I am not a birder but am a hardcore environmentalist and enjoy learning about them. In 1978 I was given a gift membership to Audubon and have kept it up even through lean times because of the magazine. To protect birds, you need to protect habitat (which is good for everyone - including humans) and "Audubon" continues to inform me of all the the needs of wildlife as well as what is being done to help protect it. The photography is amazing and I learn so much from the articles.
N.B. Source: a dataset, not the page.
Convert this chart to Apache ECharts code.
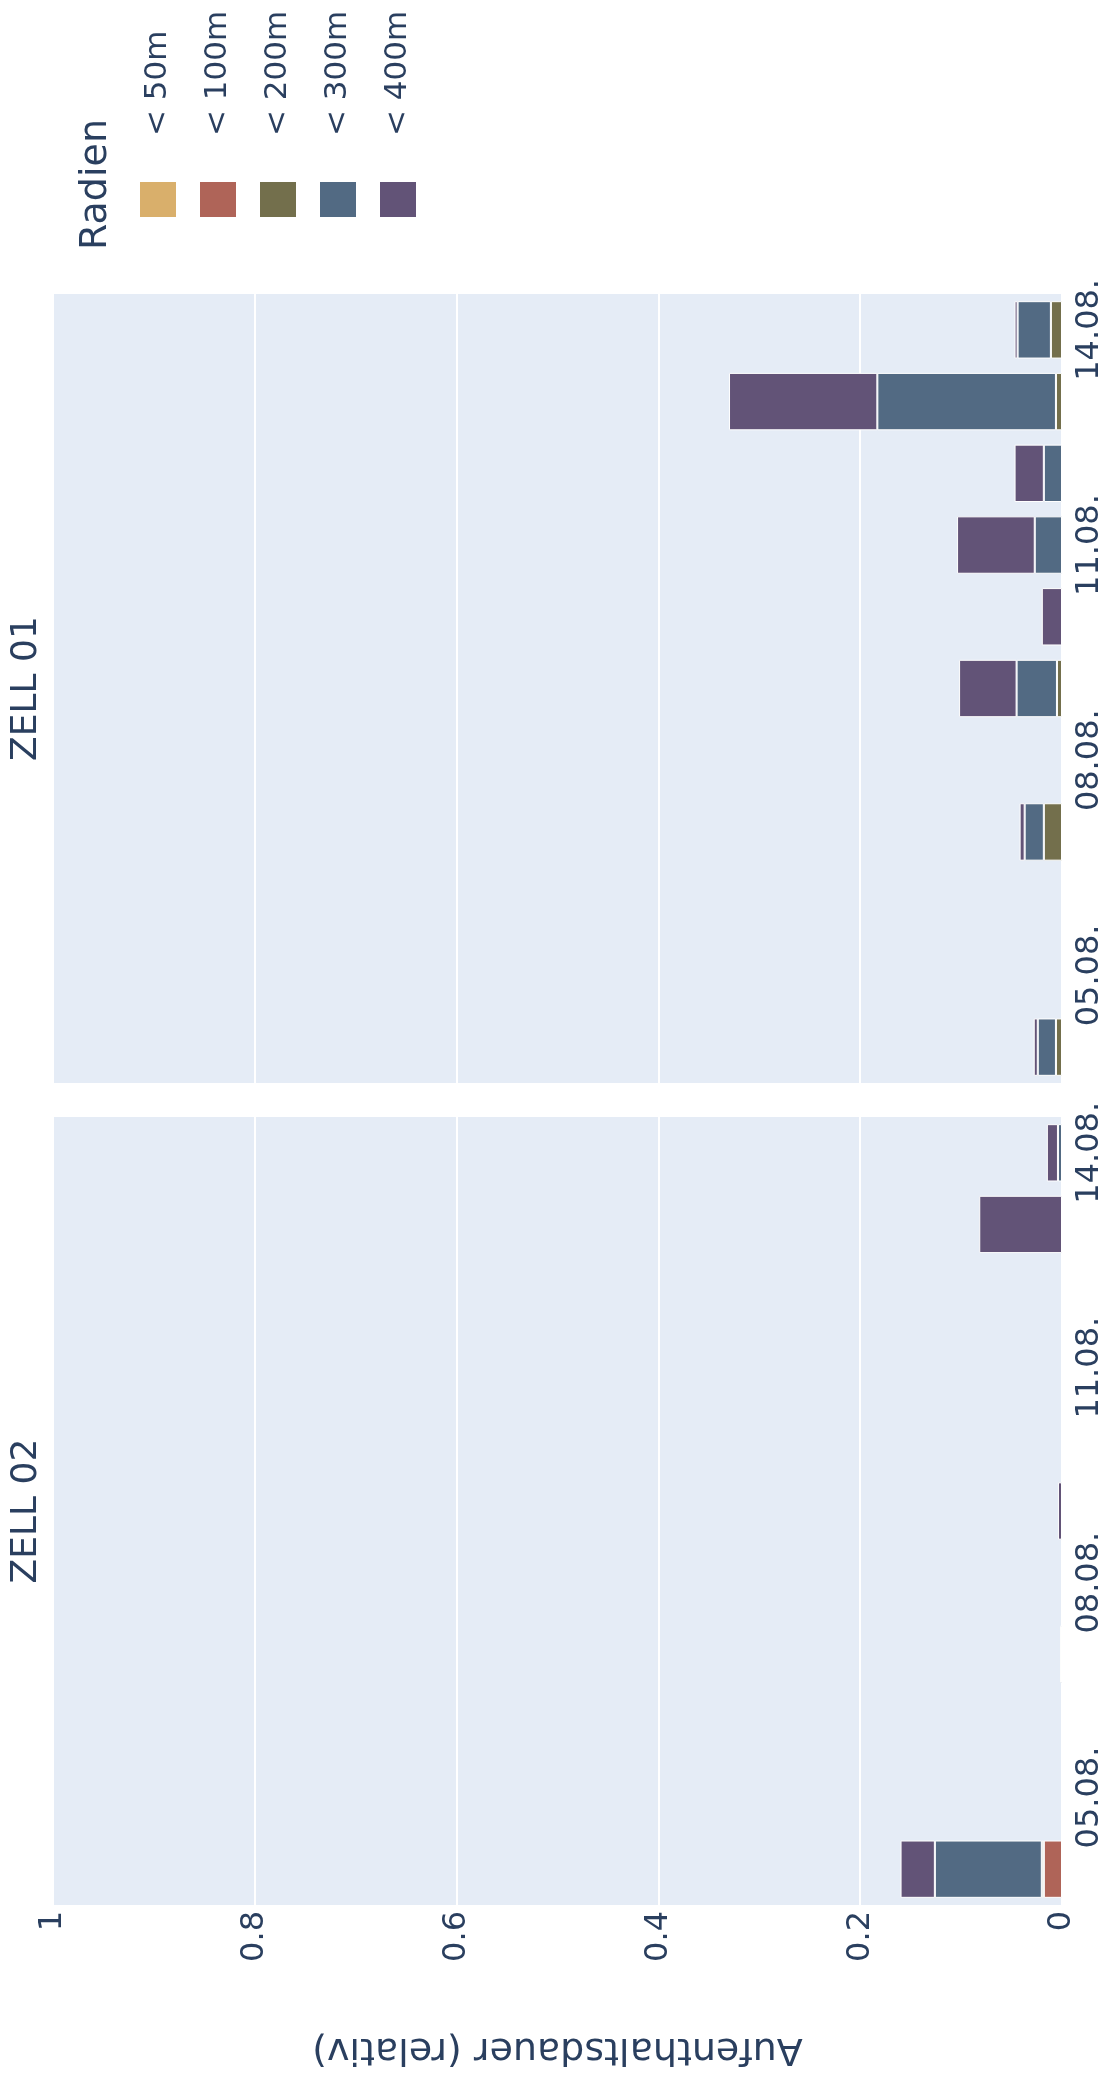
<!DOCTYPE html>
<html>
<head>
<meta charset="utf-8">
<script src="https://cdn.jsdelivr.net/npm/echarts@6/dist/echarts.min.js"></script>
<style>
html,body{margin:0;padding:0;background:#fff;}
#chart{width:1108px;height:2082px;}
</style>
</head>
<body>
<div id="chart"></div>
<script>
// ---------- data ----------
const days = ['04.08.','05.08.','06.08.','07.08.','08.08.','09.08.','10.08.','11.08.','12.08.','13.08.','14.08.'];
const tickDays = ['05.08.','08.08.','11.08.','14.08.'];
const radii = ['< 50m','< 100m','< 200m','< 300m','< 400m'];
const panels = ['ZELL 01','ZELL 02'];
const legendTitle = 'Radien';
const valueAxisTitle = 'Aufenthaltsdauer (relativ)';

// ZELL 01 (relative duration per day, per radius)
const zell01_lt50  = [0,     0, 0, 0,     0, 0,     0,     0,     0,     0,     0];
const zell01_lt100 = [0,     0, 0, 0,     0, 0,     0,     0,     0,     0,     0];
const zell01_lt200 = [0.006, 0, 0, 0.018, 0, 0.005, 0,     0,     0,     0.006, 0.011];
const zell01_lt300 = [0.018, 0, 0, 0.019, 0, 0.040, 0,     0.027, 0.018, 0.177, 0.033];
const zell01_lt400 = [0.004, 0, 0, 0.005, 0, 0.057, 0.020, 0.077, 0.029, 0.147, 0.003];

// ZELL 02
const zell02_lt50  = [0,     0, 0, 0,     0, 0,     0, 0, 0, 0,     0];
const zell02_lt100 = [0.018, 0, 0, 0,     0, 0,     0, 0, 0, 0,     0];
const zell02_lt200 = [0.002, 0, 0, 0,     0, 0,     0, 0, 0, 0,     0];
const zell02_lt300 = [0.106, 0, 0, 0.002, 0, 0,     0, 0, 0, 0,     0.004];
const zell02_lt400 = [0.034, 0, 0, 0,     0, 0.004, 0, 0, 0, 0.082, 0.011];

// ---------- styles ----------
const colors = ['rgb(217,175,107)','rgb(175,100,88)','rgb(115,111,76)','rgb(82,106,131)','rgb(98,83,119)'];
const textColor = '#2a3f5f';
const font = 'DejaVu Sans';

const panelData = [
  [zell01_lt50, zell01_lt100, zell01_lt200, zell01_lt300, zell01_lt400],
  [zell02_lt50, zell02_lt100, zell02_lt200, zell02_lt300, zell02_lt400]
];

const gridsPos = [
  {left:53, top:294, width:1009, height:789},
  {left:53, top:1117, width:1009, height:788}
];

const series = [];
panelData.forEach((pd, g) => {
  pd.forEach((vals, r) => {
    series.push({
      type:'bar', name: radii[r], xAxisIndex:g, yAxisIndex:g, stack:'s'+g,
      barCategoryGap:'20%',
      data: vals.map(v => v ? v : null),
      itemStyle:{color: colors[r], borderColor:'#fff', borderWidth:1}
    });
  });
});

const graphic = [];
// facet titles
panels.forEach((p, g) => {
  const gp = gridsPos[g];
  graphic.push({
    type:'text', x:27, y: gp.top + gp.height/2, rotation: Math.PI/2,
    style:{text:p, font:'36px "'+font+'"', fill:textColor, align:'center', verticalAlign:'middle'}
  });
});
// legend
graphic.push({
  type:'text', x:96, y:250, rotation: Math.PI/2,
  style:{text:legendTitle, font:'38px "'+font+'"', fill:textColor, align:'left', verticalAlign:'middle'}
});
radii.forEach((name, i) => {
  graphic.push({
    type:'rect', shape:{x:140 + 60*i, y:182, width:36, height:35},
    style:{fill:colors[i]}
  });
  graphic.push({
    type:'text', x:158 + 60*i, y:136, rotation: Math.PI/2,
    style:{text:name, font:'31px "'+font+'"', fill:textColor, align:'left', verticalAlign:'middle'}
  });
});

const option = {
  backgroundColor:'#fff',
  animation:false,
  textStyle:{fontFamily:font, color:textColor},
  grid: gridsPos.map(p => Object.assign({show:true, backgroundColor:'#E5ECF6', borderWidth:0}, p)),
  xAxis: [0,1].map(i => ({
    type:'value', gridIndex:i, min:0, max:1, interval:0.2, inverse:true,
    axisLine:{show:false}, axisTick:{show:false},
    splitLine:{show:true, lineStyle:{color:'#fff', width:2}},
    axisLabel:{show: i===1, rotate:90, fontSize:32, color:textColor, margin:6, fontFamily:font},
    name: i===1 ? valueAxisTitle : '',
    nameLocation:'middle', nameRotate:180, nameGap:125,
    nameTextStyle:{fontSize:38, color:textColor, fontFamily:font}
  })),
  yAxis: [0,1].map(i => ({
    type:'category', gridIndex:i, data:days, position:'right',
    axisLine:{show:false}, axisTick:{show:false}, splitLine:{show:false},
    axisLabel:{rotate:90, fontSize:32, color:textColor, margin:12, fontFamily:font,
      interval:(idx, val) => tickDays.indexOf(val) >= 0}
  })),
  series: series,
  graphic: graphic
};

const chart = echarts.init(document.getElementById('chart'));
chart.setOption(option);
</script>
</body>
</html>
"Audubon" is my favorite of all the environmental organizations' magazines. I have written periodically and said that if for nothing else, I read it for "Incite." However I do miss the cartoon that used to be on the back page.

Audubon too gloomy?

As a wildlife biologist, I have a decent understanding of what birds and wildlife need. I have spent my life working to ensure that birds have a fighting chance both on my own time and as a career. I have poured a great deal of money into conservation organizations like Audubon, Cornell and ABC. I have also learned a great deal about the Endangered Species Act and how it has succeeded in preventing many animals from becoming extinct like the whooping crane and the condor. As part of my job, I read the federal register every day to see what listings and rules are being proposed by the Fish and Wildlife Service and the National Marine Fisheries Service to start the process of recovery or not (warranted, but precluded). This can be depressing activity as well. It makes me sick that I will likely never see a ivory bill woodpecker. However that's the way life is sometimes - depressing. Audubon has a very important job to do. A little over a hundred years ago, Audubon was leading the way to protecting birds from feather hunters and others who would destroy anything for the right price and they must continue to fight for the birds. I agree with the writer from Oden, Arkansas that the Alabama writer should stick with "Bird and Blooms." Those of us who care must put our money and efforts where our mouths are. Ted Williams is right on the mark. Keep up the great work!! Julie Jeter, San Antonio, Texas.